## Exercise aim
Using the listing below, output only the lines from the one that contains "Give me the Plotly.js source for this chart." through the one that contains "const L = 7.3, R", inclusive, exactly as given and without images.

== Listed records

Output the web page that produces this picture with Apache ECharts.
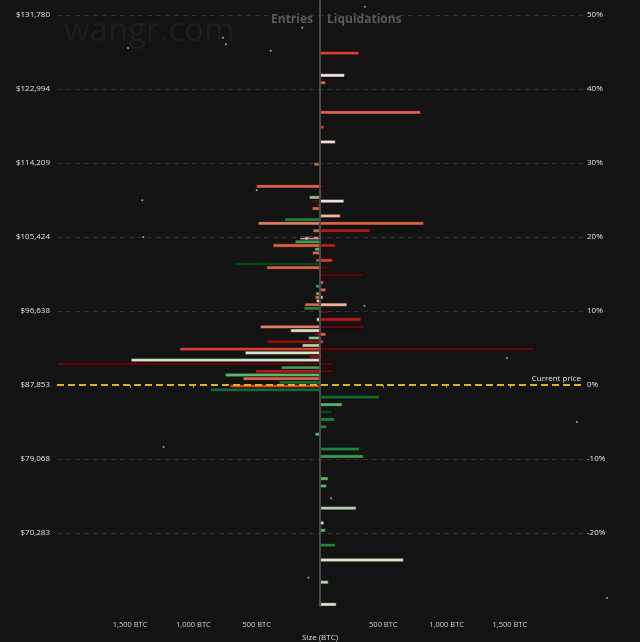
<!DOCTYPE html>
<html><head><meta charset="utf-8">
<script src="https://cdn.jsdelivr.net/npm/echarts@6/dist/echarts.min.js"></script>
<style>html,body{margin:0;padding:0;background:#131313}#c{width:640px;height:642px}</style>
</head><body><div id="c"></div>
<script>
// ---- DATA ----
// price levels (% from current price)
const levelPct = [44.85,41.85,40.85,36.85,34.85,32.85,29.85,26.85,25.35,24.85,24.35,23.85,22.85,22.35,21.85,20.85,19.85,19.35,18.85,18.35,17.85,16.85,16.35,15.85,14.85,13.85,13.35,12.85,12.35,11.85,11.35,10.85,10.35,9.85,8.85,7.85,7.35,6.85,6.35,5.85,5.35,4.85,4.35,3.85,3.35,2.85,2.35,1.85,1.35,0.85,0.35,-0.15,-0.65,-1.65,-2.65,-3.65,-4.65,-5.65,-6.65,-8.65,-9.65,-12.65,-13.65,-16.65,-18.65,-19.65,-21.65,-23.65,-26.65,-29.65];
// entries (BTC, left side)
const entryBTC = [0,0,0,0,0,0,46,500,84,71,27,60,0,277,487,54,158,196,370,41,60,33,669,419,0,0,33,0,33,38,27,120,125,0,27,470,231,43,90,419,139,1106,590,87,1490,2077,304,508,747,606,323,709,864,0,0,0,0,0,38,0,0,0,0,0,0,0,0,0,0,0];
const entryTone = ['','','','','','','R4','R4','G5','R0','G0','R4','','G2','R5','R4','P','G3','R4','G4','R4','R3','G0','R4','','','G3','','G4','R4','G7','R4','G2','','G7','R5','G7','R1','G5','R1','G6','R3','G7','R1','G7','R0','G3','R2','G4','R4','G1','R3','G1','','','','','','G4','','','','','','','','','','',''];
// liquidations (BTC, right side)
const liqBTC = [307,193,43,794,30,120,0,35,0,188,0,0,160,0,818,394,0,0,122,0,0,98,0,71,337,27,0,46,0,24,0,212,0,71,323,353,0,46,0,27,0,1693,0,30,0,103,0,103,0,0,0,0,0,470,174,95,114,52,0,310,342,63,52,285,30,43,120,658,65,128];
const liqTone = ['R3','R7','R4','R4','R3','R7','','R0','','R7','','','R6','','R4','R2','','','R2','','','R3','','R0','R0','R4','','R4','','R6','','R6','','R0','R2','R0','','R4','','R3','','R0','','R0','','R0','','R0','','','','','','G1','G4','G0','G2','G2','','G2','G3','G4','G4','G6','G7','G4','G2','G7','G6','G7'];
// axis ticks
const priceTickPct = [-20,-10,0,10,20,30,40,50];
const priceTickLabels = ['$70,283','$79,068','$87,853','$96,638','$105,424','$114,209','$122,994','$131,780'];
const gridPct = [-20,-10,10,20,30,40,50];
const sizeTicks = [-1500,-1000,-500,500,1000,1500];
// decorative dots (BTC, %)
const dotBTC = [-1516,-766,-742,-389,-140,355,-500,-1403,-1395,-107,351,1476,2029,-1235,87,-92,2266];
const dotPct = [45.54,46.93,46.04,45.18,48.28,51.12,26.31,24.96,20.0,19.69,10.72,3.65,-5.0,-8.38,-15.31,-26.04,-28.78];

// ---- STYLE ----
const tones = {
  R0:'#560a0f', R1:'#8a1313', R2:'#b31c1c', R3:'#d8402a', R4:'#df624a', R5:'#e27d63', R6:'#eeb59d', R7:'#f1e3db', P:'#c9978a',
  G0:'#0a4520', G1:'#146d32', G2:'#22833f', G3:'#3e9c53', G4:'#5cb56c', G5:'#8cbf8a', G6:'#b3d6aa', G7:'#d5e6cd'
};
const FONT = 'Open Sans';

function build(vals, toneArr, sign) {
  const out = [];
  for (let i = 0; i < levelPct.length; i++) {
    if (vals[i] > 0) out.push({ value: [sign * vals[i], levelPct[i]], itemStyle: { color: tones[toneArr[i]] } });
  }
  return out;
}
function renderBar(params, api) {
  const x = api.value(0), p = api.value(1);
  const a = api.coord([0, p]), b = api.coord([x, p]);
  const h = 3.3;
  return {
    type: 'rect',
    shape: { x: Math.min(a[0], b[0]), y: a[1] - h / 2, width: Math.abs(b[0] - a[0]), height: h },
    style: { fill: api.visual('color'), stroke: 'rgba(0,0,0,0.6)', lineWidth: 0.7 }
  };
}

const chart = echarts.init(document.getElementById('c'), null, { renderer: 'canvas' });
chart.setOption({
  backgroundColor: '#131313',
  animation: false,
  textStyle: { fontFamily: FONT },
  title: [
    { text: 'Entries', right: 327, top: 14, padding: 0, textStyle: { color: '#5a5a5a', fontSize: 12, fontWeight: 'bold', fontFamily: FONT } },
    { text: 'Liquidations', left: 327, top: 14, padding: 0, textStyle: { color: '#5a5a5a', fontSize: 12, fontWeight: 'bold', fontFamily: FONT } }
  ],
  graphic: [
    { type: 'text', left: 64, top: 15, z: -1, style: { text: 'wangr.com', fontSize: 33, fontFamily: FONT, fill: '#1e1e1e' } }
  ],
  grid: { left: 57, right: 57, top: 0, bottom: 35, containLabel: false, outerBoundsMode: 'none' },
  xAxis: {
    type: 'value', min: -2077, max: 2077, offset: 4,
    axisLine: { show: false },
    splitLine: { show: false },
    axisTick: { show: true, length: 3, customValues: sizeTicks, lineStyle: { color: '#8a8a8a' } },
    axisLabel: { customValues: sizeTicks, color: '#d0d0d0', fontSize: 7.5, margin: 10, fontFamily: FONT,
      formatter: v => Math.abs(v).toLocaleString('en-US') + ' BTC' },
    name: 'Size (BTC)', nameLocation: 'middle', nameGap: 20,
    nameTextStyle: { color: '#dcdcdc', fontSize: 8, fontFamily: FONT }
  },
  yAxis: [
    { type: 'value', min: -30, max: 52.03, position: 'left',
      axisLine: { show: false }, axisTick: { show: false }, splitLine: { show: false },
      axisLabel: { customValues: priceTickPct, color: '#e4e4e4', fontSize: 8, margin: 7, fontFamily: FONT,
        formatter: v => priceTickLabels[priceTickPct.indexOf(v)] } },
    { type: 'value', min: -30, max: 52.03, position: 'right',
      axisLine: { show: false }, axisTick: { show: false }, splitLine: { show: false },
      axisLabel: { customValues: priceTickPct, color: '#e4e4e4', fontSize: 8, margin: 4, fontFamily: FONT,
        formatter: v => v + '%' } }
  ],
  series: [
    { type: 'line', data: [], z: 1, silent: true,
      markLine: { silent: true, symbol: 'none', animation: false,
        lineStyle: { color: '#303030', width: 1, type: [5, 4] }, label: { show: false },
        data: gridPct.map(v => ({ yAxis: v })) } },
    { type: 'line', data: [], z: 2, silent: true,
      markLine: { silent: true, symbol: 'none', animation: false,
        lineStyle: { color: '#dcb21a', width: 2, type: [7, 4] },
        label: { show: true, position: 'insideEndTop', formatter: 'Current price', color: '#e6e6e6', fontSize: 8, fontFamily: FONT, distance: [2, 2] },
        data: [{ yAxis: 0 }] } },
    { type: 'custom', name: 'Entries', z: 3, renderItem: renderBar, encode: { x: 0, y: 1 }, data: build(entryBTC, entryTone, -1) },
    { type: 'custom', name: 'Liquidations', z: 3, renderItem: renderBar, encode: { x: 0, y: 1 }, data: build(liqBTC, liqTone, 1) },
    { type: 'line', data: [], z: 4, silent: true,
      markLine: { silent: true, symbol: 'none', animation: false,
        lineStyle: { color: '#4a4a4a', width: 2, type: 'solid' }, label: { show: false },
        data: [{ xAxis: 0 }] } },
    { type: 'scatter', z: 5, clip: false, symbolSize: 2, itemStyle: { color: '#c8c8c8' },
      data: dotBTC.map((b, i) => [b, dotPct[i]]) }
  ]
});
</script></body></html>
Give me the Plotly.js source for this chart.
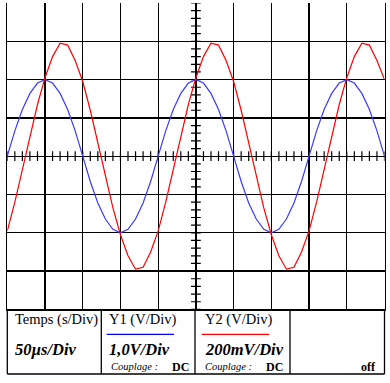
<!DOCTYPE html>
<html>
<head>
<meta charset="utf-8">
<script src="https://cdn.plot.ly/plotly-3.0.1.min.js"></script>
<style>html,body{margin:0;padding:0;background:#fff;}#chart{width:390px;height:383px;}</style>
</head>
<body>
<div id="chart"></div>
<script>
// Time axis (µs), 50 µs/Div, 10 divisions
const timeUs = [0,10,20,30,40,50,60,70,80,90,100,110,120,130,140,150,160,170,180,190,200,210,220,230,240,250,260,270,280,290,300,310,320,330,340,350,360,370,380,390,400,410,420,430,440,450,460,470,480,490,500];
// Y1 (blue) in volts, 1,0 V/Div
const y1Volts = [0,0.66,1.22,1.64,1.91,2.0,1.91,1.64,1.22,0.66,0,-0.66,-1.22,-1.64,-1.91,-2.0,-1.91,-1.64,-1.22,-0.66,
                 0,0.66,1.22,1.64,1.91,2.0,1.91,1.64,1.22,0.66,0,-0.66,-1.22,-1.64,-1.91,-2.0,-1.91,-1.64,-1.22,-0.66,
                 0,0.66,1.22,1.64,1.91,2.0,1.91,1.64,1.22,0.66,0];
// Y2 (red) in volts, 200 mV/Div
const y2Volts = [-0.39,-0.24,-0.07,0.105,0.27,0.41,0.52,0.59,0.58,0.50,0.39,0.24,0.07,-0.105,-0.27,-0.41,-0.52,-0.59,-0.58,-0.50,
                 -0.39,-0.24,-0.07,0.105,0.27,0.41,0.52,0.59,0.58,0.50,0.39,0.24,0.07,-0.105,-0.27,-0.41,-0.52,-0.59,-0.58,-0.50,
                 -0.39,-0.24,-0.07,0.105,0.27,0.41,0.52,0.59,0.58,0.50,0.40];

// Table labels
const labelTime = "Temps (s/Div)";
const labelY1 = "Y1 (V/Div)";
const labelY2 = "Y2 (V/Div)";
const valueTime = "50µs/Div";
const valueY1 = "1,0V/Div";
const valueY2 = "200mV/Div";
const couplingLabel = "Couplage :";
const couplingY1 = "DC";
const couplingY2 = "DC";
const triggerLabel = "off";

const W = 390, H = 383;
const px = x => x / W;
const py = y => 1 - y / H;
const L = 7.3, R = 384.5, T = 3, B = 309.4, TB = 374;

// decorative graduation marks on the central axes
const hx = [], hy = [], vx = [], vy = [];
for (let i = 0; i <= 50; i++) { hx.push(i * 10); hy.push(0); }
for (let i = -20; i <= 20; i++) { vx.push(250); vy.push(i * 0.2); }

const traces = [
  {x: hx, y: hy, mode: 'markers', type: 'scatter', hoverinfo: 'skip',
   marker: {symbol: 'line-ns', size: 7, color: '#000', line: {color: '#000', width: 1.2}}},
  {x: vx, y: vy, mode: 'markers', type: 'scatter', hoverinfo: 'skip',
   marker: {symbol: 'line-ew', size: 7, color: '#000', line: {color: '#000', width: 1.2}}},
  {x: timeUs, y: y1Volts, mode: 'lines', type: 'scatter', yaxis: 'y', name: 'Y1',
   line: {color: '#3a3aff', width: 1.2}},
  {x: timeUs, y: y2Volts, mode: 'lines', type: 'scatter', yaxis: 'y2', name: 'Y2',
   line: {color: '#ff0000', width: 1.2}}
];

const serif = "Liberation Serif, Times New Roman, serif";
function ann(text, x, y, size, extra) {
  return Object.assign({text: text, xref: 'paper', yref: 'paper', x: px(x), y: py(y),
    xanchor: 'left', yanchor: 'middle', showarrow: false,
    font: {family: serif, size: size, color: '#000'}}, extra || {});
}
function bi(t){ return '<b><i>' + t + '</i></b>'; }

const annotations = [
  ann(labelTime, 13.3, 319.5, 14.5),
  ann(labelY1, 107.3, 319.5, 14.5),
  ann(labelY2, 203.3, 319.5, 14.5),
  ann(bi(valueTime), 12.5, 349.5, 16.5),
  ann(bi(valueY1), 106.5, 349.5, 16.5),
  ann(bi(valueY2), 202.5, 349.5, 16.5),
  ann('<i>' + couplingLabel + '</i>', 108.5, 366.5, 10.5),
  ann('<b>' + couplingY1 + '</b>', 169.5, 366.5, 12),
  ann('<i>' + couplingLabel + '</i>', 202.8, 366.5, 10.5),
  ann('<b>' + couplingY2 + '</b>', 263.5, 366.5, 12),
  ann('<b>' + triggerLabel + '</b>', 358.8, 366.5, 12)
];

function seg(x0, y0, x1, y1, color, w) {
  return {type: 'line', xref: 'paper', yref: 'paper', x0: px(x0), y0: py(y0), x1: px(x1), y1: py(y1),
          line: {color: color || '#000', width: w || 1.3}};
}
const shapes = [
  seg(L, TB, R, TB),
  seg(L, B, L, TB),
  seg(R, B, R, TB),
  seg(101.3, B, 101.3, TB),
  seg(195, B, 195, TB),
  seg(290, B, 290, TB),
  seg(106.7, 334.3, 174, 334.3, '#0000ff', 1.2),
  seg(201.7, 334.3, 269, 334.3, '#ff0000', 1.2)
];

const layout = {
  width: W, height: H,
  margin: {l: 0, r: 0, t: 0, b: 0, pad: 0},
  paper_bgcolor: '#fff', plot_bgcolor: '#fff',
  showlegend: false,
  xaxis: {range: [0, 500], domain: [px(L), px(R)], tickmode: 'array',
          tickvals: [50,100,150,200,250,300,350,400,450], showticklabels: false, ticks: '',
          showgrid: true, gridcolor: '#000', gridwidth: 1.3, zeroline: false,
          showline: true, linecolor: '#000', linewidth: 1.3, mirror: false, fixedrange: true},
  yaxis: {range: [-4, 4], domain: [py(B), py(T)], tickmode: 'array',
          tickvals: [-3,-2,-1,0,1,2,3], showticklabels: false, ticks: '',
          showgrid: true, gridcolor: '#000', gridwidth: 1.3, zeroline: false,
          showline: true, linecolor: '#000', linewidth: 1.3, mirror: true, fixedrange: true},
  yaxis2: {range: [-0.8, 0.8], overlaying: 'y', visible: false, fixedrange: true},
  shapes: shapes,
  annotations: annotations
};

Plotly.newPlot('chart', traces, layout, {displayModeBar: false, staticPlot: true});
</script>
</body>
</html>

====

## Written answer
Give me the Plotly.js source for this chart.
<!DOCTYPE html>
<html>
<head>
<meta charset="utf-8">
<script src="https://cdn.plot.ly/plotly-3.0.1.min.js"></script>
<style>html,body{margin:0;padding:0;background:#fff;}#chart{width:390px;height:383px;}</style>
</head>
<body>
<div id="chart"></div>
<script>
// Time axis (µs), 50 µs/Div, 10 divisions
const timeUs = [0,10,20,30,40,50,60,70,80,90,100,110,120,130,140,150,160,170,180,190,200,210,220,230,240,250,260,270,280,290,300,310,320,330,340,350,360,370,380,390,400,410,420,430,440,450,460,470,480,490,500];
// Y1 (blue) in volts, 1,0 V/Div
const y1Volts = [0,0.66,1.22,1.64,1.91,2.0,1.91,1.64,1.22,0.66,0,-0.66,-1.22,-1.64,-1.91,-2.0,-1.91,-1.64,-1.22,-0.66,
                 0,0.66,1.22,1.64,1.91,2.0,1.91,1.64,1.22,0.66,0,-0.66,-1.22,-1.64,-1.91,-2.0,-1.91,-1.64,-1.22,-0.66,
                 0,0.66,1.22,1.64,1.91,2.0,1.91,1.64,1.22,0.66,0];
// Y2 (red) in volts, 200 mV/Div
const y2Volts = [-0.39,-0.24,-0.07,0.105,0.27,0.41,0.52,0.59,0.58,0.50,0.39,0.24,0.07,-0.105,-0.27,-0.41,-0.52,-0.59,-0.58,-0.50,
                 -0.39,-0.24,-0.07,0.105,0.27,0.41,0.52,0.59,0.58,0.50,0.39,0.24,0.07,-0.105,-0.27,-0.41,-0.52,-0.59,-0.58,-0.50,
                 -0.39,-0.24,-0.07,0.105,0.27,0.41,0.52,0.59,0.58,0.50,0.40];

// Table labels
const labelTime = "Temps (s/Div)";
const labelY1 = "Y1 (V/Div)";
const labelY2 = "Y2 (V/Div)";
const valueTime = "50µs/Div";
const valueY1 = "1,0V/Div";
const valueY2 = "200mV/Div";
const couplingLabel = "Couplage :";
const couplingY1 = "DC";
const couplingY2 = "DC";
const triggerLabel = "off";

const W = 390, H = 383;
const px = x => x / W;
const py = y => 1 - y / H;
const L = 7.3, R = 384.5, T = 3, B = 309.4, TB = 374;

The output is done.